ZURICH (Reuters) - Britain’s ramshackle exit from the European Union, with two ministers quitting the government on Monday, could damage economic growth in the euro zone, European Central Bank policymaker Ewald Nowotny said.
British Foreign Secretary Boris Johnson and Brexit minister David Davis departed over Prime Minister Theresa May’s plans to leave the European Union, leaving the British leader’s Brexit plans in ruins.
The ECB Bank is following the fallout from Britain’s efforts to negotiate its departure, Nowotny said, highlighting it as one of the three main threats to economic growth in the 19 countries which use the single European currency.
“For the euro zone, the Brexit constellation is something we look at,” Nowotny told an event in Zurich just before news of Johnson’s exit. “It is mainly a risk for the U.K. but it also poses risks and uncertainties for the euro zone.”
Other potential problems included looming trade wars along with constraints on economic capacity which could lead to slower growth, he said.
The ECB expects euro zone economic growth of 2.1 percent this year, easing to 1.9 percent in 2019 and a 1.7 percent rate in 2020.
“These lower growth rates do not mean an end to the good times,” Nowotny said. “It means we have reached a plateau and can grow with capacity growth.”
In this uncertain environment, the ECB would adopt a “wait and see” approach to any tightening of monetary policy after it keeps negative rates on hold through the summer of 2019, he added.
The ECB said last month it intended to end its 2.6 trillion euro bond purchase program by the close of the year but said rates would stay unchanged at least until next summer, a wording that pushed back rate hike expectations.

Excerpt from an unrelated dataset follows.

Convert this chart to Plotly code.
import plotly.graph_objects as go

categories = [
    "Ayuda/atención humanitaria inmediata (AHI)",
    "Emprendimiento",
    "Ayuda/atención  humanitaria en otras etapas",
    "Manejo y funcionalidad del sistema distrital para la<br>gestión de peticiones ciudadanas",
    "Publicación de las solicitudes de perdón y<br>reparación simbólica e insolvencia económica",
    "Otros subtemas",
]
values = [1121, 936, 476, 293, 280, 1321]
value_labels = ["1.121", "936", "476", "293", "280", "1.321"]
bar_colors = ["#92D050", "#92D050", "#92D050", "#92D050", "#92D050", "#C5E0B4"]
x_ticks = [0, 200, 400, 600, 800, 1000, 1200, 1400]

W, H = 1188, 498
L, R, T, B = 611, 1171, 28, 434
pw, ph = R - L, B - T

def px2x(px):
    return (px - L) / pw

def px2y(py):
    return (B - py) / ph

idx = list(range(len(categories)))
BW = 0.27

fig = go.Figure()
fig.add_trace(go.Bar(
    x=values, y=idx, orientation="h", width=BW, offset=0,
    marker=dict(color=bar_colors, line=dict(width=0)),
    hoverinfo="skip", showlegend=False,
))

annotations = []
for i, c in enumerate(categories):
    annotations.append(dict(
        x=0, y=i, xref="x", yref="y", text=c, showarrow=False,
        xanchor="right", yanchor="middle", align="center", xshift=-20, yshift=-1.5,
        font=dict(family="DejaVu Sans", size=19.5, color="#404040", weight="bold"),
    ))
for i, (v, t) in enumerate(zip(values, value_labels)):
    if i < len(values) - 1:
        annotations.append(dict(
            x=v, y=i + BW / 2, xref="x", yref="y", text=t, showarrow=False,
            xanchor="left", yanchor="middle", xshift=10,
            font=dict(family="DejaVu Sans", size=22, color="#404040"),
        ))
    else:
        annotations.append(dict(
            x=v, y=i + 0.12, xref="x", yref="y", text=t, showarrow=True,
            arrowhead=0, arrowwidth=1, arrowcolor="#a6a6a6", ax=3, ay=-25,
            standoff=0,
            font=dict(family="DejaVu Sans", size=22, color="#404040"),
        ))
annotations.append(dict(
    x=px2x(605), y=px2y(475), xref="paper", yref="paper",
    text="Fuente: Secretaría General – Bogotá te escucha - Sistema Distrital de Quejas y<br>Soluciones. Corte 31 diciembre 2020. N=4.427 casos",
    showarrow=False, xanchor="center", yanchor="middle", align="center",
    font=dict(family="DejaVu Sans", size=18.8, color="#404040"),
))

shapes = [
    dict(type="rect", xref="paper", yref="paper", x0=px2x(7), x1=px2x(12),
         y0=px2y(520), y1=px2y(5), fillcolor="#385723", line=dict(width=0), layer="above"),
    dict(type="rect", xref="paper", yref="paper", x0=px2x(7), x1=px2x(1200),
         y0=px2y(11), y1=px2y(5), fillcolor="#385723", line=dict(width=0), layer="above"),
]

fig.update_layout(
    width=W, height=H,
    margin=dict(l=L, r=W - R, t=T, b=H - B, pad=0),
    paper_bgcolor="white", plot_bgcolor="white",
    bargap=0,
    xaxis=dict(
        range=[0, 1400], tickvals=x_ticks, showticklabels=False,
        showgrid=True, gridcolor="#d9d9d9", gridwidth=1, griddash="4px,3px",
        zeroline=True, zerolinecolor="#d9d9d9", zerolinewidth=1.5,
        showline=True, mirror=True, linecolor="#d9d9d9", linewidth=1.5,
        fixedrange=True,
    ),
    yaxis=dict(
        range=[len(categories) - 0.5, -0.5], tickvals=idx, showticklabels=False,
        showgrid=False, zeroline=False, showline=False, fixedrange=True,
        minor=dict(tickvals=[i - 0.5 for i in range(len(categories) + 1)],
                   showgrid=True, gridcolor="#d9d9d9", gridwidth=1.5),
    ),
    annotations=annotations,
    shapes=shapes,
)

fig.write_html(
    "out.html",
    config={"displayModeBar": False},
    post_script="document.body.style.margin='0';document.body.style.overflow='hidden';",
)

Nowotny noted that ECB head Mario Draghi had said at the time the central bank would not prejudge the timing of any rate hike. “He said wait and see and I think this is the answer we have to give for this,” Nowotny said.
On interest rate changes, he referred to the current ECB wording of no change “at least through the summer of 2019”.
“This is forward guidance and shows there will be no changes before this,” Nowotny, who is also head of the Austrian central bank, said.
It would also be “not too much of a risk” to anticipate the ECB would formally decide when it meets later this month to end its bond buying program this year, he said.
His comments sent the euro to its highest level of the day, gaining 0.3 percent against the dollar to trade at $1.1785. The single currency also gained against the Swiss franc, rising 0.2 percent to trade at 1.1646 francs to the euro.
Nowotny said the ECB would move cautiously when exiting its expansive stance, and look to medium-term inflation trends when making policy after inflation rose past the ECB’s target of just under two percent in June.